Walters has served in the office before, as former drug czar William
Bennett's deputy director for supply reduction in 1991-1993. He was sworn
in as director in December and is overseeing a detailed review of the
nation's drug-control strategy.

But even with prevention campaigns and more money for drug-treatment
programs, Walters still believes in clamping down on supply - law
enforcement's traditional role in the drug wars.

"If we don't reduce supply, the very forces that we talk about will
undermine our process of reducing demand, if there are cheaper, purer drugs
that are more widely available," Walter said.

He contends that a recent national household survey found that 4.5 million
people in the country are dependent on illegal drugs, and of those, 65%
have a secondary dependence on marijuana.

"But the facts are with illegal drugs, if you want to deal with the
addiction problem in the United States as it exists today ... if you don't
talk about marijuana, 65% of the problem is not being addressed. That is
not known widely."

From the back of the crowded Frist Center auditorium, the executive
director of the Tennessee Association of Alcohol and Drug Abuse Services
watched.

"He seems to be carrying out the wishes of the president, and he gives me
the impression that he gets it," said Rogers Thomson, long an advocate of
prevention and treatment programs over strategies that focus most heavily
on interdiction.

Walters said that his biggest challenge is the widespread cynicism that
there's nothing the country can do to battle its drug problems:

"I believe the cynicism here is because people have been led to believe
through experience that the drug problem has remained larger than they
want. And larger than society should allow.
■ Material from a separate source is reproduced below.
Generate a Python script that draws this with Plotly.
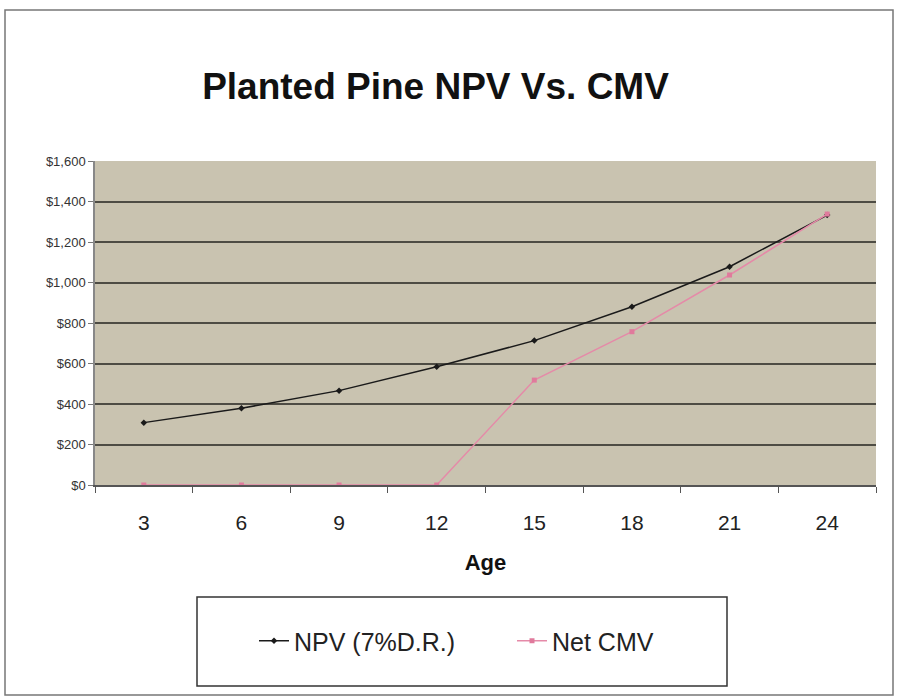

And that they've been told by
the well-financed campaigns in this country that you can't really make any
headway, that what we're doing now is misguided to try to reduce use and
supply and that what we should do is just put all our money into treatment."

Curbing use and disrupting drug economies that move "metric tons" of money
remains key, he said.

"We have to do a better job of explaining what can be done, energizing the
communities as this community is energized and of establishing confidence
of reducing supply and reducing addiction."